We had hypothesized that global health/QoL would be more stable than the specific facets of QoL. This was not confirmed. For most of the functioning scales, the stability was higher than that of the global health/QoL scale, and when compared with the symptom scales, the stability of the global health/QoL was in the middle range. This means that, even if there are only slight changes of the global assessment of health and QoL on the group level29, there are nevertheless remarkable changes in the individual assessments.

The sum score of the EORTC QLQ-C30 showed the highest stability scores. Since calculating sum scores is relatively new in the research on the EORTC QLQ-C30, there are no studies in the literature which have reported the stability of this sum score.
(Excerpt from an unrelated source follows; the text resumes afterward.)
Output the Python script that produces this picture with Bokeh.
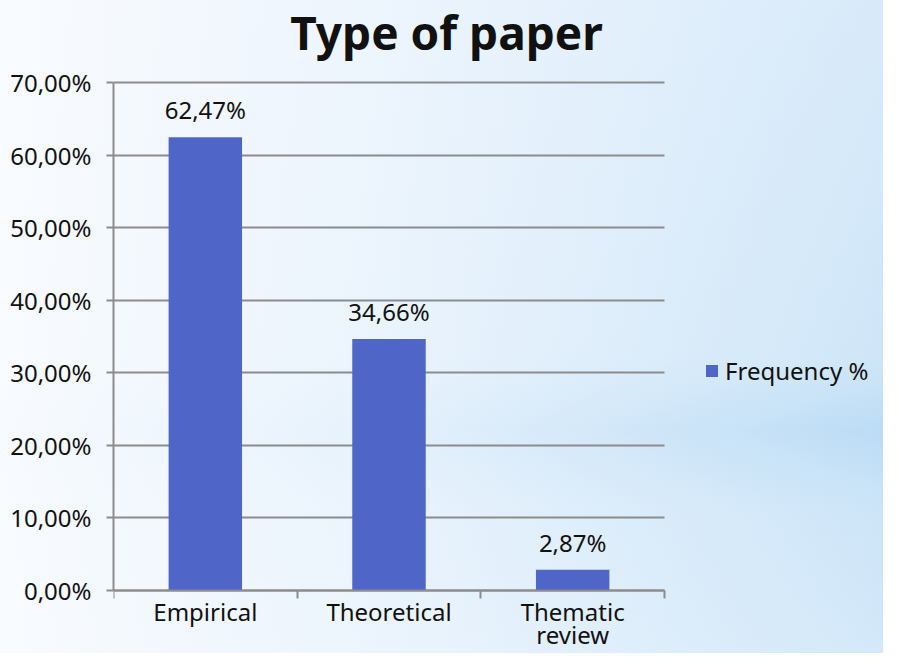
import numpy as np
from bokeh.plotting import figure
from bokeh.models import (ColumnDataSource, FixedTicker, CustomJSTickFormatter, LabelSet, Label,
                          Legend, LegendItem, Range1d, LinearAxis)
from bokeh.core.properties import value
from bokeh.embed import file_html
from bokeh.resources import INLINE

# ---- data ----
categories = ["Empirical", "Theoretical", "Thematic review"]
category_labels = ["Empirical", "Theoretical", "Thematic\nreview"]
frequency = [62.47, 34.66, 2.87]
y_ticks = [0, 10, 20, 30, 40, 50, 60, 70]
series_name = "Frequency %"
title_text = "Type of paper"

FONT = "Noto Sans"
TXT = "#111111"
GRID = "#8c8c8c"
BAR = "#4f66c8"

# ---- layout (pixels) ----
W, H = 883, 653
LEFT, TOP = 113, 82
AX_W, AX_H = 551, 508          # axes box (data area) size
Y_MAX = 70
n = len(categories)
FRAME_W = W - LEFT - 8

px_per_unit_x = AX_W / n
px_per_unit_y = AX_H / Y_MAX
x_end = FRAME_W / px_per_unit_x
y_end = Y_MAX + TOP / px_per_unit_y
y_start = -(H - TOP - AX_H) / px_per_unit_y

x_pos = np.arange(n) + 0.5
bar_text = [f"{v:.2f}".replace(".", ",") + "%" for v in frequency]
src = ColumnDataSource(dict(x=x_pos, top=frequency, label=bar_text, cat=categories))

p = figure(width=W, height=H, output_backend="svg", toolbar_location=None,
           x_range=Range1d(0, x_end), y_range=Range1d(y_start, y_end),
           min_border_left=LEFT, min_border_right=8, min_border_top=0, min_border_bottom=0)
p.outline_line_color = None
p.background_fill_alpha = 0
p.border_fill_alpha = 0
p.styles = {
    "background-image": "linear-gradient(90deg, rgba(250,252,255,0.95) 0%, rgba(245,249,254,0.75) 40%, rgba(255,255,255,0.0) 100%), "
                        "linear-gradient(180deg, #d8eafa 0%, #cfe6f8 55%, #bcdcf5 66%, #cde5f8 78%, #d3e8f9 100%)"
}

# title (drawn as a label so it can sit close to the top edge)
title = Label(x=333, y=H - 31, x_units="screen", y_units="screen", text=title_text,
              text_align="center", text_baseline="alphabetic", text_font=FONT,
              text_font_style="bold", text_font_size="46px", text_color=TXT)
p.add_layout(title)

bars = p.vbar(x="x", top="top", width=0.4, source=src, fill_color=BAR, line_color=None)

labels = LabelSet(x="x", y="top", text="label", source=src, text_align="center",
                  text_baseline="bottom", y_offset=11, text_font=value(FONT),
                  text_font_size=value("24px"), text_color=TXT)
p.add_layout(labels)

# main y axis
yax = p.yaxis[0]
yax.bounds = (0, Y_MAX)
yax.ticker = FixedTicker(ticks=y_ticks)
yax.formatter = CustomJSTickFormatter(code="return tick.toFixed(2).replace('.', ',') + '%';")
yax.major_label_text_font = FONT
yax.major_label_text_font_size = "24px"
yax.major_label_text_color = TXT
yax.major_tick_out = 7
yax.major_tick_in = 0
yax.minor_tick_line_color = None
yax.axis_line_color = GRID
yax.axis_line_width = 2
yax.major_tick_line_color = GRID
yax.major_tick_line_width = 2
yax.major_label_standoff = 15

# grid lines: inward ticks of a second, label-less axis drawn under the bars
grid_axis = LinearAxis(fixed_location=0, level="underlay", bounds=(0, Y_MAX),
                       ticker=FixedTicker(ticks=y_ticks),
                       formatter=CustomJSTickFormatter(code="return '';"),
                       major_tick_in=AX_W, major_tick_out=0,
                       major_tick_line_color=GRID, major_tick_line_width=2,
                       minor_tick_line_color=None, axis_line_color=None)
p.add_layout(grid_axis, "left")

# x axis: labels at centers, ticks at boundaries (minor)
xax = p.xaxis[0]
xax.fixed_location = 0
xax.bounds = (0, n)
xax.ticker = FixedTicker(ticks=list(x_pos), minor_ticks=list(range(n + 1)))
xax.major_label_overrides = {float(x): lab for x, lab in zip(x_pos, category_labels)}
xax.major_label_text_font = FONT
xax.major_label_text_font_size = "24px"
xax.major_label_text_color = TXT
xax.major_label_text_line_height = 0.7
xax.major_tick_line_color = None
xax.major_tick_out = 0
xax.major_tick_in = 0
xax.minor_tick_line_color = GRID
xax.minor_tick_line_width = 2
xax.minor_tick_out = 8
xax.minor_tick_in = 0
xax.axis_line_color = GRID
xax.axis_line_width = 2
xax.major_label_standoff = -4

p.xgrid.grid_line_color = None
p.ygrid.grid_line_color = None

legend = Legend(items=[LegendItem(label=series_name, renderers=[bars])],
                location=(591, 266), orientation="vertical",
                label_text_font=FONT, label_text_font_size="24px", label_text_color=TXT,
                glyph_width=15, glyph_height=15, label_standoff=6, padding=0, margin=0,
                spacing=0, background_fill_alpha=0, border_line_color=None)
p.add_layout(legend)

open("out.html", "w").write(file_html(p, INLINE))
The summarizing assessment of QoL was markedly more stable (averaged ICC = 0.63) than the 2-item global health/QoL scale (ICC = 0.44). This underlines the usefulness of this sum score when a generalized assessment of QoL is intended.
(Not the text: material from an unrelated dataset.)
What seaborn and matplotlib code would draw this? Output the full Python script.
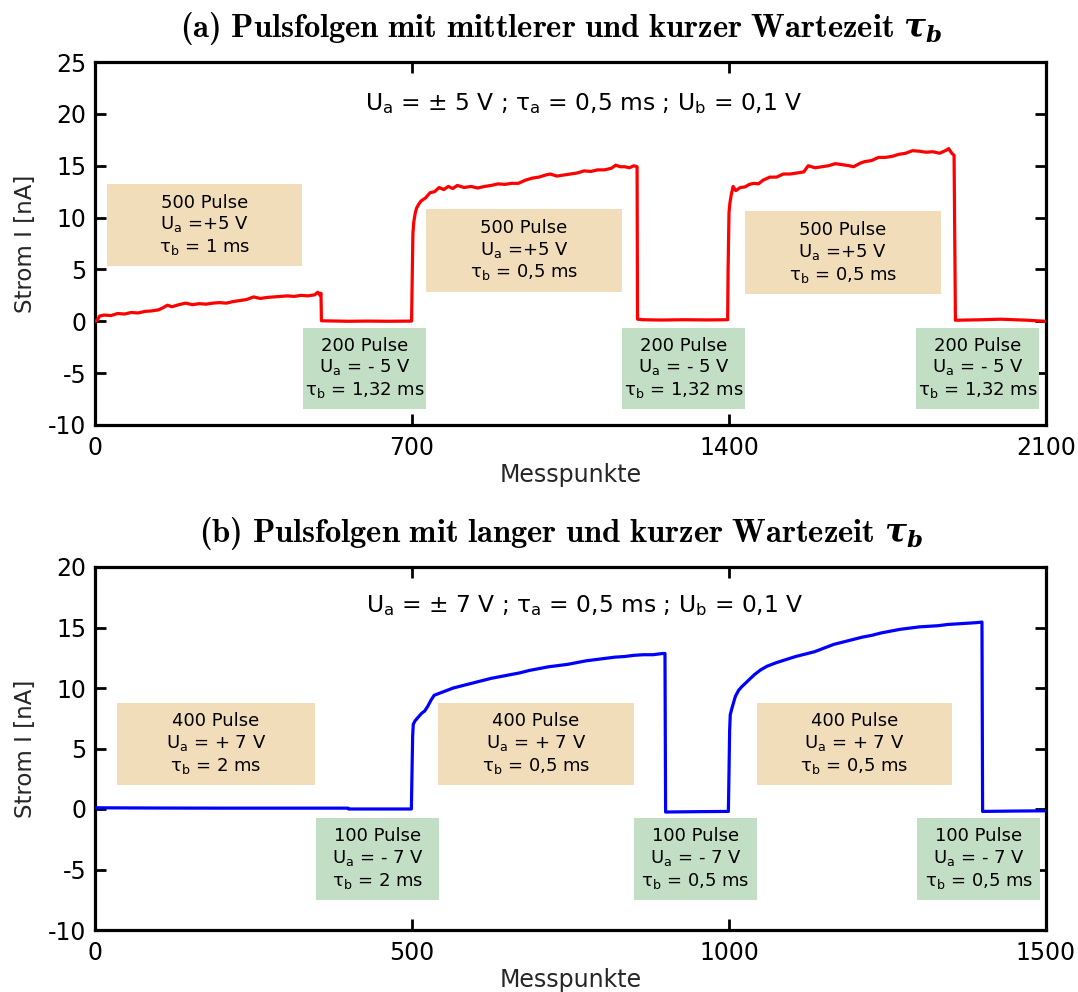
import matplotlib
matplotlib.use("Agg")
import matplotlib.pyplot as plt
from matplotlib.patches import Rectangle
import pandas as pd
import seaborn as sns

# ---------------------------------------------------------------------------
# (a) pulse trains ±5 V: measurement index and current in nA
x_a = [0, 5, 10, 20, 35, 50, 65, 80, 95, 110, 125, 140, 150, 160, 170, 185, 200,
       215, 230, 245, 260, 275, 290, 305, 320, 335, 350, 365, 380, 395, 410, 425,
       440, 455, 470, 485, 492, 497, 499,
       500, 520, 560, 600, 650, 699,
       700, 701, 702, 704, 707, 710, 715, 720, 730, 740, 750, 760, 770, 780, 790,
       800, 815, 830, 845, 860, 875, 890, 905, 920, 935, 950, 965, 980, 995, 1005,
       1020, 1035, 1050, 1065, 1080, 1095, 1110, 1125, 1140, 1150, 1160, 1170,
       1180, 1190, 1197,
       1198, 1210, 1250, 1300, 1350, 1397,
       1398, 1400, 1402, 1405, 1409, 1415, 1425, 1435, 1445, 1455, 1465, 1475,
       1490, 1505, 1520, 1535, 1550, 1565, 1575, 1590, 1605, 1620, 1635, 1650,
       1665, 1675, 1690, 1700, 1715, 1730, 1745, 1760, 1775, 1790, 1805, 1820,
       1835, 1850, 1865, 1880, 1885, 1892, 1897,
       1900, 1930, 1960, 2000, 2030, 2060, 2080, 2099]
i_a = [0.0, 0.1, 0.5, 0.6, 0.55, 0.75, 0.7, 0.85, 0.8, 0.95, 1.0, 1.1, 1.3, 1.55,
       1.4, 1.6, 1.75, 1.6, 1.7, 1.65, 1.75, 1.8, 1.75, 1.9, 2.0, 2.1, 2.35, 2.2,
       2.3, 2.35, 2.4, 2.45, 2.4, 2.5, 2.45, 2.55, 2.8, 2.5, 2.7,
       0.05, 0.03, 0.0, 0.02, 0.0, 0.02,
       3.0, 6.5, 8.5, 9.6, 10.4, 10.9, 11.3, 11.6, 11.9, 12.4, 12.5, 12.9, 12.7,
       13.0, 12.8, 13.1, 12.9, 13.0, 12.85, 13.0, 13.1, 13.25, 13.2, 13.3, 13.3,
       13.6, 13.8, 13.9, 14.1, 14.2, 14.0, 14.1, 14.2, 14.3, 14.5, 14.45, 14.6,
       14.6, 14.75, 15.05, 14.9, 14.9, 14.8, 15.0, 14.9,
       0.2, 0.15, 0.12, 0.15, 0.13, 0.15,
       5.0, 10.5, 11.4, 12.2, 13.0, 12.6, 12.9, 12.95, 13.2, 13.3, 13.25, 13.6,
       13.9, 13.9, 14.2, 14.2, 14.3, 14.4, 15.0, 14.8, 14.9, 15.0, 15.2, 15.1,
       15.0, 14.9, 15.25, 15.4, 15.5, 15.8, 15.8, 15.9, 16.1, 16.2, 16.45, 16.4,
       16.3, 16.35, 16.2, 16.5, 16.65, 16.2, 16.0,
       0.1, 0.12, 0.15, 0.2, 0.15, 0.1, 0.05, 0.0]

# (b) pulse trains ±7 V
x_b = [0, 100, 200, 300, 399,
       400, 450, 499,
       500, 501, 502, 505, 510, 515, 520, 525, 530, 535, 545, 555, 565, 580, 595,
       610, 625, 640, 655, 670, 685, 700, 715, 730, 745, 760, 775, 790, 805, 820,
       835, 850, 865, 880, 895, 899,
       900, 950, 999,
       1000, 1001, 1002, 1005, 1010, 1015, 1020, 1030, 1040, 1050, 1060, 1075,
       1090, 1105, 1120, 1135, 1150, 1165, 1180, 1195, 1210, 1225, 1240, 1255,
       1270, 1285, 1300, 1315, 1330, 1345, 1360, 1375, 1390, 1399,
       1400, 1450, 1499]
i_b = [0.1, 0.08, 0.07, 0.07, 0.07,
       0.0, 0.0, 0.0,
       3.0, 6.0, 7.0, 7.3, 7.6, 7.9, 8.1, 8.5, 9.0, 9.4, 9.6, 9.8, 10.0, 10.2,
       10.4, 10.6, 10.8, 10.95, 11.1, 11.25, 11.45, 11.6, 11.75, 11.85, 11.95,
       12.1, 12.25, 12.35, 12.45, 12.55, 12.6, 12.7, 12.75, 12.75, 12.85, 12.85,
       -0.25, -0.22, -0.2,
       3.0, 6.5, 7.8, 8.4, 9.3, 9.8, 10.1, 10.6, 11.1, 11.5, 11.8, 12.1, 12.35,
       12.6, 12.8, 13.0, 13.3, 13.6, 13.8, 14.0, 14.2, 14.35, 14.55, 14.7, 14.85,
       14.95, 15.05, 15.1, 15.15, 15.25, 15.3, 15.35, 15.4, 15.45,
       -0.2, -0.17, -0.15]

xticks_a = [0, 700, 1400, 2100]
yticks_a = [-10, -5, 0, 5, 10, 15, 20, 25]
xticks_b = [0, 500, 1000, 1500]
yticks_b = [-10, -5, 0, 5, 10, 15, 20]

title_a = r"$\mathbf{(a)\ Pulsfolgen\ mit\ mittlerer\ und\ kurzer\ Wartezeit}\ \tau_b$"
title_b = r"$\mathbf{(b)\ Pulsfolgen\ mit\ langer\ und\ kurzer\ Wartezeit}\ \tau_b$"
header_a = r"$U_a$ = ± 5 V ; $\tau_a$ = 0,5 ms ; $U_b$ = 0,1 V"
header_b = r"$U_a$ = ± 7 V ; $\tau_a$ = 0,5 ms ; $U_b$ = 0,1 V"

pos_labels_a = ["500 Pulse\n$U_a$ =+5 V\n$\\tau_b$ = 1 ms",
                "500 Pulse\n$U_a$ =+5 V\n$\\tau_b$ = 0,5 ms",
                "500 Pulse\n$U_a$ =+5 V\n$\\tau_b$ = 0,5 ms"]
neg_labels_a = ["200 Pulse\n$U_a$ = - 5 V\n$\\tau_b$ = 1,32 ms"] * 3
pos_labels_b = ["400 Pulse\n$U_a$ = + 7 V\n$\\tau_b$ = 2 ms",
                "400 Pulse\n$U_a$ = + 7 V\n$\\tau_b$ = 0,5 ms",
                "400 Pulse\n$U_a$ = + 7 V\n$\\tau_b$ = 0,5 ms"]
neg_labels_b = ["100 Pulse\n$U_a$ = - 7 V\n$\\tau_b$ = 2 ms",
                "100 Pulse\n$U_a$ = - 7 V\n$\\tau_b$ = 0,5 ms",
                "100 Pulse\n$U_a$ = - 7 V\n$\\tau_b$ = 0,5 ms"]

# ---------------------------------------------------------------------------
sns.set_theme(style="ticks")
plt.rcParams.update({
    "font.family": ["DejaVu Sans"],
    "mathtext.fontset": "dejavusans",
    "mathtext.default": "regular",
    # serif bold set used for the panel titles
    "mathtext.rm": "cmr10",
    "mathtext.it": "cmmi10",
    "mathtext.bf": "cmb10",
    "axes.unicode_minus": False,
    "axes.linewidth": 2.3,
    "axes.edgecolor": "black",
    "xtick.color": "black",
    "ytick.color": "black",
    "text.color": "black",
})

TAN = "#F2DDBA"
GREEN = "#C2DFC6"

fig = plt.figure(figsize=(10.78, 9.92), dpi=100)
ax_a = fig.add_axes([95 / 1078, 1 - 425 / 992, 951 / 1078, 363 / 992])
ax_b = fig.add_axes([95 / 1078, 1 - 930 / 992, 951 / 1078, 363 / 992])


def style_axes(ax, xlim, ylim, xticks, yticks, title):
    ax.set_xlim(*xlim)
    ax.set_ylim(*ylim)
    ax.set_xticks(xticks)
    ax.set_yticks(yticks)
    ax.tick_params(direction="in", length=8, width=2, labelsize=17,
                   top=True, right=True, pad=8)
    ax.tick_params(axis="y", pad=6)
    ax.set_xlabel("Messpunkte", fontsize=17, labelpad=2)
    ax.set_ylabel("Strom I [nA]", fontsize=16.5, labelpad=8)
    # the tau symbol falls back to the title's own (bold italic serif) font
    ax.set_title(title, fontsize=23.5, pad=18, x=0.49, math_fontfamily="custom",
                 fontfamily="DejaVu Serif", fontweight="bold", fontstyle="italic")
    for s in ax.spines.values():
        s.set_linewidth(2.3)
        s.set_visible(True)


def add_boxes(ax, boxes, labels, color):
    for (x0, x1, y0, y1), text in zip(boxes, labels):
        ax.add_patch(Rectangle((x0, y0), x1 - x0, y1 - y0, facecolor=color,
                               edgecolor="none", zorder=1))
        ax.text((x0 + x1) / 2, (y0 + y1) / 2, text, ha="center", va="center",
                fontsize=13, linespacing=1.18, zorder=2, multialignment="center")


# (a)
df_a = pd.DataFrame({"Messpunkte": x_a, "Strom": i_a})
sns.lineplot(data=df_a, x="Messpunkte", y="Strom", ax=ax_a, color="#ff0000",
             lw=2.3, sort=False, estimator=None, zorder=3)
style_axes(ax_a, (0, 2100), (-10, 25), xticks_a, yticks_a, title_a)
add_boxes(ax_a, [(27, 457, 5.3, 13.2), (731, 1164, 2.8, 10.8), (1435, 1868, 2.6, 10.6)],
          pos_labels_a, TAN)
add_boxes(ax_a, [(459, 731, -8.5, -0.6), (1164, 1435, -8.5, -0.6), (1813, 2085, -8.5, -0.6)],
          neg_labels_a, GREEN)
ax_a.text(1080, 21, header_a, ha="center", va="center", fontsize=16.8)

# (b)
df_b = pd.DataFrame({"Messpunkte": x_b, "Strom": i_b})
sns.lineplot(data=df_b, x="Messpunkte", y="Strom", ax=ax_b, color="#0000ff",
             lw=2.3, sort=False, estimator=None, zorder=3)
style_axes(ax_b, (0, 1500), (-10, 20), xticks_b, yticks_b, title_b)
add_boxes(ax_b, [(35, 347, 2.0, 8.76), (541, 850, 2.0, 8.76), (1044, 1352, 2.0, 8.76)],
          pos_labels_b, TAN)
add_boxes(ax_b, [(349, 543, -7.5, -0.74), (850, 1044, -7.5, -0.74), (1297, 1491, -7.5, -0.74)],
          neg_labels_b, GREEN)
ax_b.text(772, 16.8, header_b, ha="center", va="center", fontsize=16.8)

fig.savefig("out.png", dpi=100)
To our knowledge, this is the first study that explicitly examined gender and age differences in temporal stability of QoL. Females generally report higher levels of anxiety, emotional lability and neuroticism than males18. However, our results show that this does not necessarily mean that females are inconsistent in their judgments. Four of the samples profiled here included males and females, two of which showed higher stability scores for the males, while the other two showed mixed results. Here one has to take into account that most of the female participants were post-menopausal; the individual changes might be more pronounced among younger women. Concerning age, on average older patients gave somewhat more stable responses than younger patients did, a tendency which was observed in three of the five samples which included age comparisons. Taken together, we detected only inconsistent age and gender tendencies in the stability of QoL assessments. Further research is needed to examine whether it is really necessary to consider age and gender peculiarities of the samples when studying the stability of QoL assessments.

This study has several strengths and limitations. One strength is the relatively large sample size given that longitudinal study samples with more than 300 participants are rare. This gave us the opportunity to divide the samples into subgroups and to address the questions of how age and gender differences impact stability. The comparison of the six samples gives an impression of the generalizability of the results obtained from a single examination. A limitation of this study is the heterogeneity of the six samples in terms of cancer type, treatment protocols, and stages. Nevertheless, even readers who question the justification of averaging the stability values over these heterogeneous studies may still be interested in the results of the six individual examinations. In the cases where low temporal stability was observed it remains unclear to what degree that instability was due to natural fluctuations or to individual differences in disease processes. The relatively low stability coefficients of some of the one-item symptom scales may also be due to low reliability of the measure and to real changes. We chose to average (after z-transformation) the correlation coefficients of the studies with different sample sizes. Another option would be to weight the samples according to the sample sizes. Doing this would however have resulted in different weights for the different settings. We could not discuss all relevant aspects of age and gender differences in the fluctuations of QoL responses, we could not present and discuss the age and gender differences of the 15 scales of the EORTC QLQ-C30, and we could not discuss the peculiarities of the six samples in more detail.

Nevertheless, our general conclusion is that measuring QoL in a hospital setting does not provide sufficient information on what QoL the patient may expect some months later. Repeated measurements are necessary to follow individual courses of QoL.